A few weeks after school began back in September, Rich and I attended curriculum night. At the end of all the presentations, a short video, maybe two minutes in length, was shown. The music was fast-paced, as was the data being flashed on the screen. (Good marketing as it created a sense of urgency.) The video was designed to inform parents of the importance of technology in the school system based on the growth of technology over the past 10 years and the inevitable growth of technology in the future. Call me crazy but I hadn't really thought about all the jobs of today that didn't exist 10 years ago until the list was right in my face.
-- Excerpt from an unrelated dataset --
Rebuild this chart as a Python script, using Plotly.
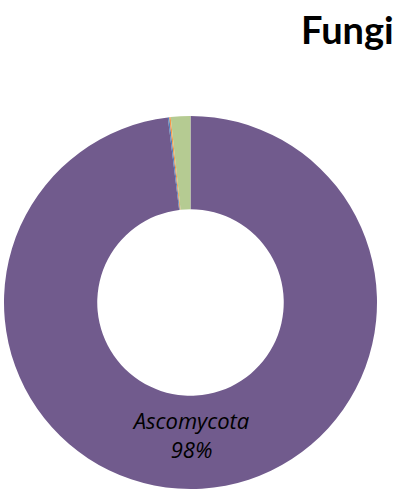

I read on FB the other night that my favorite band ever was going to be performing on Leno Thursday night. That night, I said to Rich, "Oh, we need to set the VCR." I meant to say DVR and have no idea why my brain reverted back to 1999. I can still remember what it was like without computers in the 1980s. When I was in college in the early 90s, I didn't have my own computer. No one did. You went to the computer lab if you needed to type something up or you actually just wrote it out by hand. By the time my kids are in high school, they and all of the classmates will own iPads or similar devices. They probably will own multiple items.
When I wrote my kids and technology post a few months ago, the girls had not yet started the first grade. Math facts have become a big thing in our house as the girls have a 3 minute timed test at the end of the school year. I've found that, for the most part, verbal quizzing seems to be easier and work better. A week ago, we began a different bowel management program with Anna that requires her to sit in the bathroom for 20-30 minutes, which can be a long time for a 6 year old. I found a bunch of free educational apps (1st grade spelling and math) for my iPhone and she's been really excited to be able to play on my phone.
Because she normally doesn't use my phone, this is a big deal. The only downside has been Allie and Emily exclaiming how unfair it is that Anna is allowed to use my phone. At first, I threw out the statement that it's unfair that Anna has spina bifida but I'm not convinced that this is the way to go. A six year old doesn't understand "fairness" like an adult does and I'm not sure it's correct for them to believe that spina bifida is "unfair." Parenting triplets is difficult enough but now we have the added fact that one has a need greater and different from the other two and it's up to us to keep life as equal and fair to all three of them as possible. So what we've been doing is allowing Allie and Emily to play games (math and/or spelling) on our computers or phones while Anna's in the bathroom or afterwards. I tell them that they need to be helpful while I'm busy with Anna and this is their "reward" for doing so.
I'm still a firm believer that free play generates creativity so phone/computer usage is still severely limited in our home. In addition, the girls' timed math test at the end of the year is a written test and so they need to practice answering those questions in written form outside of school. This is definitely a learn as you go situation for us.